The average pre-kindergarten program included in the study met roughly 5.2 of the nine quality benchmarks. Black and white students both tended to be enrolled in programs with more quality benchmarks than their Hispanic and Asian peers, according to the study, which used data from the 2015-2016 school year. Low-income students were also more likely to be enrolled in those programs with six or more quality benchmarks than their peers, suggesting a partly promising story.
But English language learners in particular fared less well. Students with limited English proficiency were more likely to be enrolled in the lowest quality programs - those with just three of fewer benchmarks - and less likely to be enrolled in programs with six or more benchmarks than their peers.
"If the quality of programs was similar across schools, there would be fewer observed differences in both the number of benchmarks reached across programs and the characteristics of students who attend these programs," wrote Baumgartner.
Beyond simple variation in quality, Baumgartner also questioned whether the standard benchmarks were necessarily the best ones to capture a program's effectiveness. In a second study, she found that, on average, the students' scores on literacy tests were not significantly correlated with the number of benchmarks met in their pre-kindergarten program. This second study also included the same 50 out of the district’s 164 prekindergarten programs.
But digging into the numbers, Baumgartner found that there did seem to be a positive connection between test scores and benchmarks for some groups. Non-economically disadvantaged appear to benefit from being enrolled in programs which attained a higher number of quality benchmarks. The same was not true, however, for economically disadvantaged students, suggesting that higher quality programs may actually be exacerbating gaps between low-income and higher-income students. Given that this is contrary to previous studies in the district, more investigation into this outcome is needed.

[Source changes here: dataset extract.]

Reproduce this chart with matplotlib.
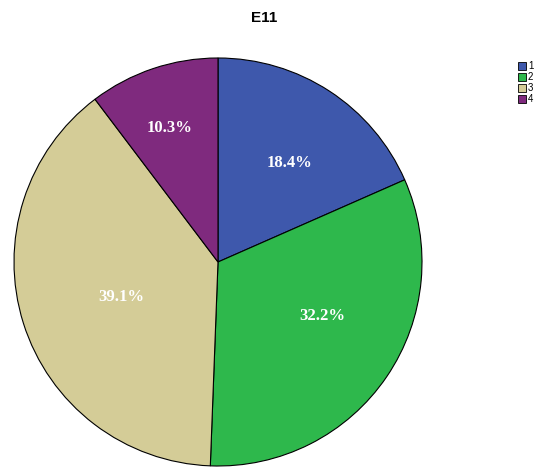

Complicating that finding, though, was the fact that students with limited English and students enrolled in bilingual programs did seem to benefit from programs with a higher number of quality benchmarks.
"For LEP students they find a benefit to being enrolled in a higher quality program," said Baumgartner, "but they're less likely to be in high quality programs. You have this mismatch."
Baumgartner said the findings also suggest a need to better understand what makes a quality program. It may be that some of the more common benchmarks in the district, including having teachers with at least a bachelor's degree, the provision of at least one meal and the use of some set of early learning standards, may not be the right ones or enough on their own to meet each student group's needs. Less common in HISD, for example, is a 1:10 or better staff to child ratio or teachers with specialized early childhood education training.
"These quality benchmarks are meant to be minimum requirements," said Baumgartner. "But that doesn’t mean that they are all students need. For non-economically disadvantaged students, they may already have some of the tools and resources they need to be successful. Being in a high quality program might be giving them an added boost."
Indeed, Baumgartner found that of the nine benchmarks, teacher professional development and specialized training seemed to be the most strongly associated with higher test scores, yet they were not among the most commonly satisfied benchmarks across pre-kindergarten campuses.
After Harvey, she said, this finding is particularly critical since schools have had to absorb lost days.
"With schools getting delayed, they're taking away some of the teacher in-service time this fall," she said. "Early dismissal days were often used for teacher professional development, so we will need to see whether teachers have the same access to training as they have in the past."